2. Is Grok Imagine Video 1.5 available to everyone?
As of June 2026, version 1.5 is available in preview via the xAI developer platform API. Access through the standard Grok app and web interface is limited; the experience is currently more complete and accessible via the API or through third-party platforms like FamilyPro.
3. What improved the most between 1.0 and 1.5?
Audio quality is the most clear-cut improvement. Because the Aurora engine generates video and audio jointly in one pass, the speech pacing and ambient sounds in 1.5 feel more integrated with the scene — not dubbed on after the fact. Character consistency during camera movement and smoother everyday motion are also noticeably better.
4. Does Grok Imagine Video 1.5 fix the action scene problem?
Not meaningfully. Fast action, complex physical interactions, and combat scenes remain weak points in 1.5, much as they were in 1.0. This is still an area where the model has significant room to grow.
5. Why does 1.5 sometimes produce videos with scene cuts?

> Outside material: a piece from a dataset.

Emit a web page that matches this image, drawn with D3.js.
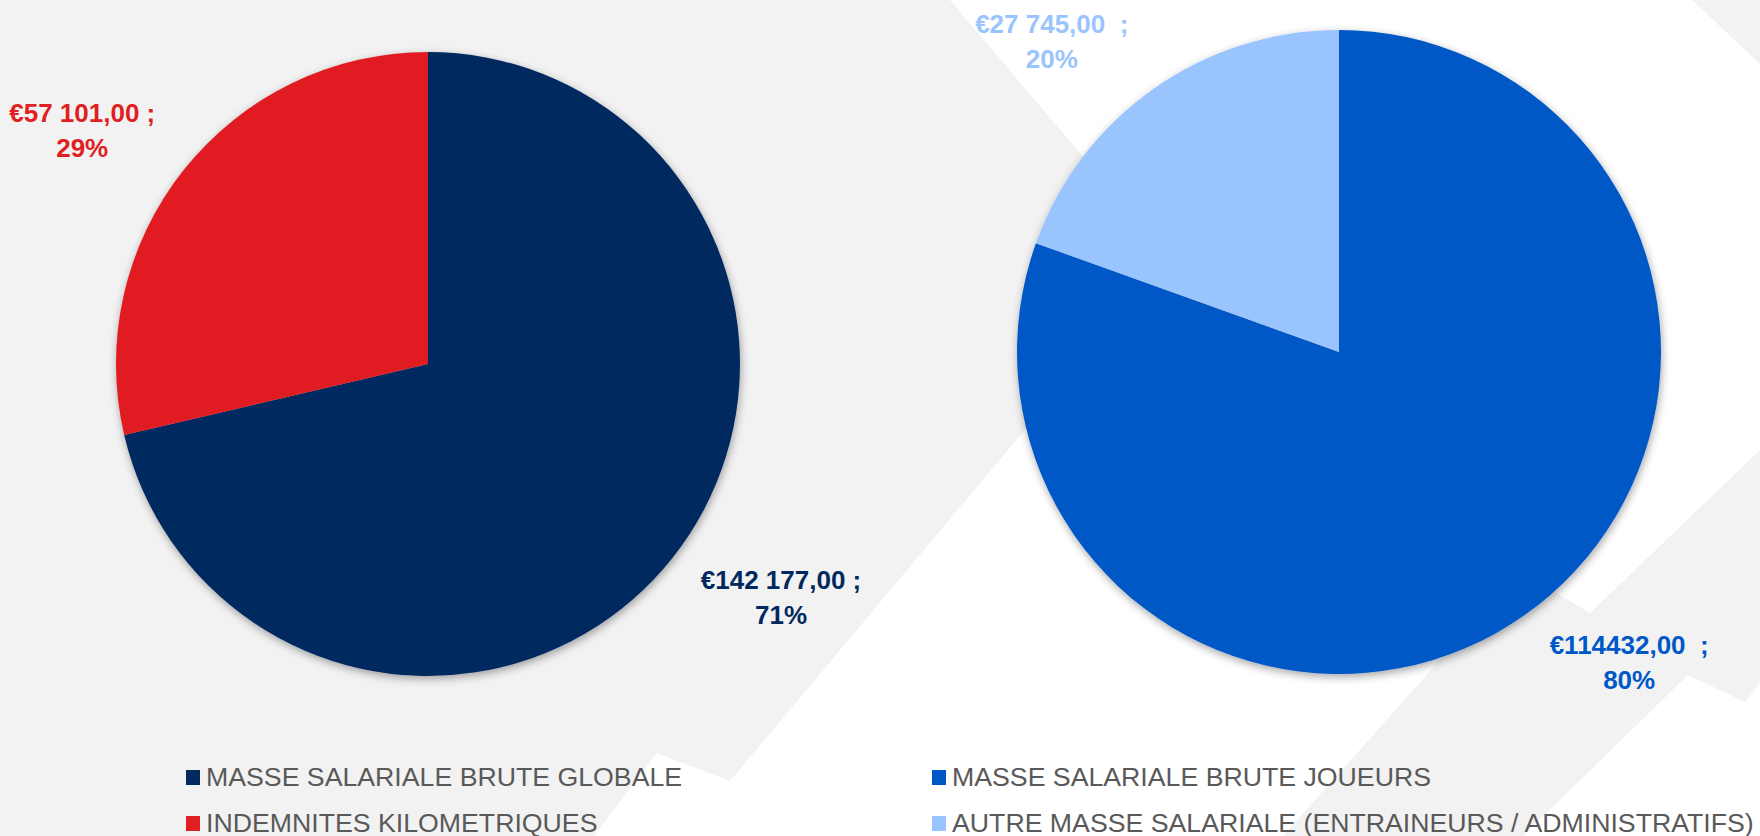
<!DOCTYPE html>
<html>
<head>
<meta charset="utf-8">
<script src="https://cdn.jsdelivr.net/npm/d3@7"></script>
<style>
  html, body { margin: 0; padding: 0; background: #ffffff; }
  svg { display: block; }
  text { font-family: "Liberation Sans", Arial, sans-serif; }
</style>
</head>
<body>
<div id="chart"></div>
<script>
// --- data ---
const globalCategories = ["MASSE SALARIALE BRUTE GLOBALE", "INDEMNITES KILOMETRIQUES"];
const globalValues = [142177, 57101];
const globalValueLabels = ["€142 177,00 ;", "€57 101,00 ;"];
const globalColors = ["#00295f", "#e01f22"];

const staffCategories = ["MASSE SALARIALE BRUTE JOUEURS", "AUTRE MASSE SALARIALE (ENTRAINEURS / ADMINISTRATIFS)"];
const staffValues = [114432, 27745];
const staffValueLabels = ["€114432,00  ;", "€27 745,00  ;"];
const staffColors = ["#0058c7", "#9ac4fd"];

const width = 1760;
const height = 836;

// decorative background shapes of the slide
const bgShapes = [
    [[0, 0], [950, 0], [1169, 258], [730, 781], [657, 753], [594, 836], [0, 836]],
    [[1692, 0], [1760, 0], [1760, 64]],
    [[1520, 571], [1590, 613], [1760, 450], [1760, 683], [1745, 702], [1688, 675], [1523, 836], [1283, 836], [1440, 660]]
];

const svg = d3.select("#chart").append("svg")
    .attr("width", width)
    .attr("height", height);

const defs = svg.append("defs");
defs.append("filter")
    .attr("id", "pieShadow")
    .attr("x", "-10%").attr("y", "-10%")
    .attr("width", "120%").attr("height", "120%")
    .append("feDropShadow")
    .attr("dx", 1)
    .attr("dy", 3)
    .attr("stdDeviation", 4)
    .attr("flood-color", "#000")
    .attr("flood-opacity", 0.35);

svg.selectAll(".bg")
    .data(bgShapes)
    .enter().append("polygon")
    .attr("class", "bg")
    .attr("points", d => d.map(p => p.join(",")).join(" "))
    .style("fill", "#f2f2f2");

const pctFormat = d3.format(".0%");
const labelTurn = -2 * Math.PI / 180; // labels sit a little counter-clockwise of the mid angle

function renderPie(categories, values, valueLabels, colors, opts) {
    const dataset = categories.map((c, i) => ({
        category: c,
        value: values[i],
        label: valueLabels[i],
        color: colors[i]
    }));
    const total = d3.sum(values);

    const pie = d3.pie().sort(null).value(d => d.value);
    const arc = d3.arc().innerRadius(0).outerRadius(opts.r);
    const labelArc = d3.arc().innerRadius(opts.r + 27).outerRadius(opts.r + 27);

    const g = svg.append("g")
        .attr("transform", "translate(" + opts.cx + "," + opts.cy + ")");

    g.append("g")
        .attr("filter", "url(#pieShadow)")
        .selectAll("path")
        .data(pie(dataset))
        .enter().append("path")
        .attr("d", arc)
        .style("fill", d => d.data.color);

    // data labels: value ; percent, nearest corner placed on the slice's mid-angle ray
    pie(dataset).forEach(a => {
        const [px, py] = labelArc.centroid({
            startAngle: a.startAngle + labelTurn,
            endAngle: a.endAngle + labelTurn
        });
        const t = g.append("text")
            .attr("text-anchor", "middle")
            .style("font-size", "26px")
            .style("font-weight", "bold")
            .style("white-space", "pre")
            .style("fill", a.data.color);
        t.append("tspan").attr("x", 0).attr("y", 0).text(a.data.label);
        t.append("tspan").attr("x", 0).attr("dy", 35).text(pctFormat(a.data.value / total));
        const b = t.node().getBBox();
        const tx = px >= 0 ? px - b.x : px - (b.x + b.width);
        const ty = py >= 0 ? py - b.y : py - (b.y + b.height);
        t.attr("transform", "translate(" + tx + "," + ty + ")");
    });

    // legend
    const legend = svg.append("g")
        .attr("transform", "translate(" + opts.legendX + "," + opts.legendY + ")");
    const item = legend.selectAll(".item")
        .data(dataset)
        .enter().append("g")
        .attr("class", "item")
        .attr("transform", (d, i) => "translate(0," + (i * 46) + ")");
    item.append("rect")
        .attr("x", 0)
        .attr("y", 0)
        .attr("width", 14)
        .attr("height", 15)
        .style("fill", d => d.color);
    item.append("text")
        .attr("x", 20)
        .attr("y", 16)
        .style("font-size", "26.7px")
        .style("fill", "#595959")
        .text(d => d.category);
}

renderPie(globalCategories, globalValues, globalValueLabels, globalColors,
    { cx: 428, cy: 364, r: 312, legendX: 186, legendY: 770 });

renderPie(staffCategories, staffValues, staffValueLabels, staffColors,
    { cx: 1339, cy: 352, r: 322, legendX: 932, legendY: 770 });
</script>
</body>
</html>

This is a behavioral change some users have noticed in 1.5 — the model sometimes generates internal scene cuts rather than a single continuous shot. Opinions are divided: some creators find it more cinematic, while others prefer the uninterrupted single-take style of 1.0. There's no official setting to control this behavior in the current preview.
6. How can I try Grok Imagine Video 1.5 without paying $30/month?

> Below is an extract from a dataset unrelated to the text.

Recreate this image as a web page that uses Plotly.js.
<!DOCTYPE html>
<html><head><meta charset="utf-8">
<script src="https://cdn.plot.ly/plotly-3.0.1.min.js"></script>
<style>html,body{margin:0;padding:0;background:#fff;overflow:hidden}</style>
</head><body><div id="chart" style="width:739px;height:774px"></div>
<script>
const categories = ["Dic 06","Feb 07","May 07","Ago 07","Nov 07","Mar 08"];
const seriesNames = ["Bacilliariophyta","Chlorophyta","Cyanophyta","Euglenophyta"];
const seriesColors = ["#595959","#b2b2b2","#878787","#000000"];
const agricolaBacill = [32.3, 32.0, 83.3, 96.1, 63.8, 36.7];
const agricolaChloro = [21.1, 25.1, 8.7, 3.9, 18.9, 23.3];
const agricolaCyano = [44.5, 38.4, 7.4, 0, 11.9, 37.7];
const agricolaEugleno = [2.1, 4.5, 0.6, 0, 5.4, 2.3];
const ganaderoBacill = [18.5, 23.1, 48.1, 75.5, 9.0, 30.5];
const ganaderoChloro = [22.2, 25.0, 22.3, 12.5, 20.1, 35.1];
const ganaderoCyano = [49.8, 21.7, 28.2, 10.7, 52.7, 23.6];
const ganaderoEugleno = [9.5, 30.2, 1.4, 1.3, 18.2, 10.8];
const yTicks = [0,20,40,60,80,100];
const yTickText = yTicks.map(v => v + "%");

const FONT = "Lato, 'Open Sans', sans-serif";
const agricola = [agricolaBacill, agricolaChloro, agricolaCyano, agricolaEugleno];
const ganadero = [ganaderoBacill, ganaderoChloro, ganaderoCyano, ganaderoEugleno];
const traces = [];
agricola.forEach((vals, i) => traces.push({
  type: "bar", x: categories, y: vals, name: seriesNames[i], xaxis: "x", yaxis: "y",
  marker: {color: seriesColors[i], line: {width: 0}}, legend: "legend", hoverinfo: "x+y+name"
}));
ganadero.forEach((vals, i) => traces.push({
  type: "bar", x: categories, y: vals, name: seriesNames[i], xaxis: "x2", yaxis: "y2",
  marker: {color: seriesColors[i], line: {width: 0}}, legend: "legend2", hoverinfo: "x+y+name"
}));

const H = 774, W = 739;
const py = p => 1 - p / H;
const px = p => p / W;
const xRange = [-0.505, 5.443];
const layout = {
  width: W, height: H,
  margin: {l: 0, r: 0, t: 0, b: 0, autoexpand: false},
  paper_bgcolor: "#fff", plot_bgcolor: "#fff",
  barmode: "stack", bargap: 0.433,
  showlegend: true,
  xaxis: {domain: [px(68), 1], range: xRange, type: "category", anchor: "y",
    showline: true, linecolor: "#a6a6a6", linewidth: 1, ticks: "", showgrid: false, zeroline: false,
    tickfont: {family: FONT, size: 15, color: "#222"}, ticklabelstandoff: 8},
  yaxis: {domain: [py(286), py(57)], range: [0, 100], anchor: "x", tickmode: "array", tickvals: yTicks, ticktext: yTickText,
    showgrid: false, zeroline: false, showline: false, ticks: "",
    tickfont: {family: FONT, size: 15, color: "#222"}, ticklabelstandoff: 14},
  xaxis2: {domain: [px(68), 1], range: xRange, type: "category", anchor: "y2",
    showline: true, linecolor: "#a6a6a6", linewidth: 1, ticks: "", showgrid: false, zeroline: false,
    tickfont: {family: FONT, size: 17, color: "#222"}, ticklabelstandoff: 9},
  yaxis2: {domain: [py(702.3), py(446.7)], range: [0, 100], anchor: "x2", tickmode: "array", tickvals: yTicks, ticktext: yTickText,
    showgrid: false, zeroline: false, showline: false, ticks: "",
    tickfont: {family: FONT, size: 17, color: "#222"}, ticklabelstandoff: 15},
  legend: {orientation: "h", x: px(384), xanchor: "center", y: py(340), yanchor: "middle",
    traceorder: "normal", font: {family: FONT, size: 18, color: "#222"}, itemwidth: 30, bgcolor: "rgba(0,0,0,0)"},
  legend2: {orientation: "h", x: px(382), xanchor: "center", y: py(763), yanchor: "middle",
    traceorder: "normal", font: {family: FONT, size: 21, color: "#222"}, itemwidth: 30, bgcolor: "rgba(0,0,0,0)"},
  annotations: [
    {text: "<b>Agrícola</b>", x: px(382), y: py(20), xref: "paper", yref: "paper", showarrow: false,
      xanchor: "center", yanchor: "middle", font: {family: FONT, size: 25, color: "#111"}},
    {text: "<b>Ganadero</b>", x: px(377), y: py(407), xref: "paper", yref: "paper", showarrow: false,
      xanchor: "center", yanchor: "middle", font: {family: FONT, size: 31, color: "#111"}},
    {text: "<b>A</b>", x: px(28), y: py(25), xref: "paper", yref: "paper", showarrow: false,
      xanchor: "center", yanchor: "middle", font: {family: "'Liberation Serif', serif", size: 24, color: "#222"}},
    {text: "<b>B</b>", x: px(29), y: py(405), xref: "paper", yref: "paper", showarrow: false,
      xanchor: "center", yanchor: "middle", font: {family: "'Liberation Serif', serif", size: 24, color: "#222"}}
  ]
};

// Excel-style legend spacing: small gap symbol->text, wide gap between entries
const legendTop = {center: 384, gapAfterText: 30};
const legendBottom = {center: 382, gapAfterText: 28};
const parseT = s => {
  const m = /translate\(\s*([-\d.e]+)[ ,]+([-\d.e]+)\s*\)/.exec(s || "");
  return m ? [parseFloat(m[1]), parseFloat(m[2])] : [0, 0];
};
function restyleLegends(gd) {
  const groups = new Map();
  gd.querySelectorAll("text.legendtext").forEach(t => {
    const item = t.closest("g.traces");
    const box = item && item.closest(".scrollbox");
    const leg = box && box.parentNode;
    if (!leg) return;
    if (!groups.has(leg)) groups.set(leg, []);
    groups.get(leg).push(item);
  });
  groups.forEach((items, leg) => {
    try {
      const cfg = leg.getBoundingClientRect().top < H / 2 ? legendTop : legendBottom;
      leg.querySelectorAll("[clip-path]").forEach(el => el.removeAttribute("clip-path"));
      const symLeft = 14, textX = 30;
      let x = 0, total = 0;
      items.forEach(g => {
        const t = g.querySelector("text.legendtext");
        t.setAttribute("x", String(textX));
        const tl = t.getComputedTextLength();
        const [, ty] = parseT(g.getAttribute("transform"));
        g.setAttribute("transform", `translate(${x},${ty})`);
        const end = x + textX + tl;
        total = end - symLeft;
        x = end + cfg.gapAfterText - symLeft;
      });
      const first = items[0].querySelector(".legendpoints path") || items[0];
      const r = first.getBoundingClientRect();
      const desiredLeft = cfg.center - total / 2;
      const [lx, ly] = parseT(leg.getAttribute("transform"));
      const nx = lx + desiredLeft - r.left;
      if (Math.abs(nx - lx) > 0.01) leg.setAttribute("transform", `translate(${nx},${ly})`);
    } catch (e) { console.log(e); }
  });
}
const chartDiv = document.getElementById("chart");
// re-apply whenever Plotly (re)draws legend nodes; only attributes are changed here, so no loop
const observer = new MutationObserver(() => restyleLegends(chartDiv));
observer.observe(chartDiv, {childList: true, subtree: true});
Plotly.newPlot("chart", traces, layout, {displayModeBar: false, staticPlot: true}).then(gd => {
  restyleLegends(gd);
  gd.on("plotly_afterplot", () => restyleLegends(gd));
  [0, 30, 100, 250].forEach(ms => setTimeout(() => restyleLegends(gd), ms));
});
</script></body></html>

FamilyPro offers free daily credits so you can experience Grok Imagine online at no cost. Just visit the page and start generating — no subscription needed to try it out. It's a practical way to test 1.5 before committing to a full SuperGrok subscription.
7. Did Grok Imagine Video 1.5 really rank #1 on Arena.ai?
Yes. After launch, 1.5 debuted at the top of the Arena.ai image-to-video leaderboard with an Elo score of 1473 in initial evaluations, placing it above ByteDance's Dreamina Seedance 2.0. Arena.ai uses crowdsourced human preference comparisons to rank models, making it one of the more practical real-world quality benchmarks available. Rankings do shift over time as more votes are collected, so check the leaderboard for the current standings.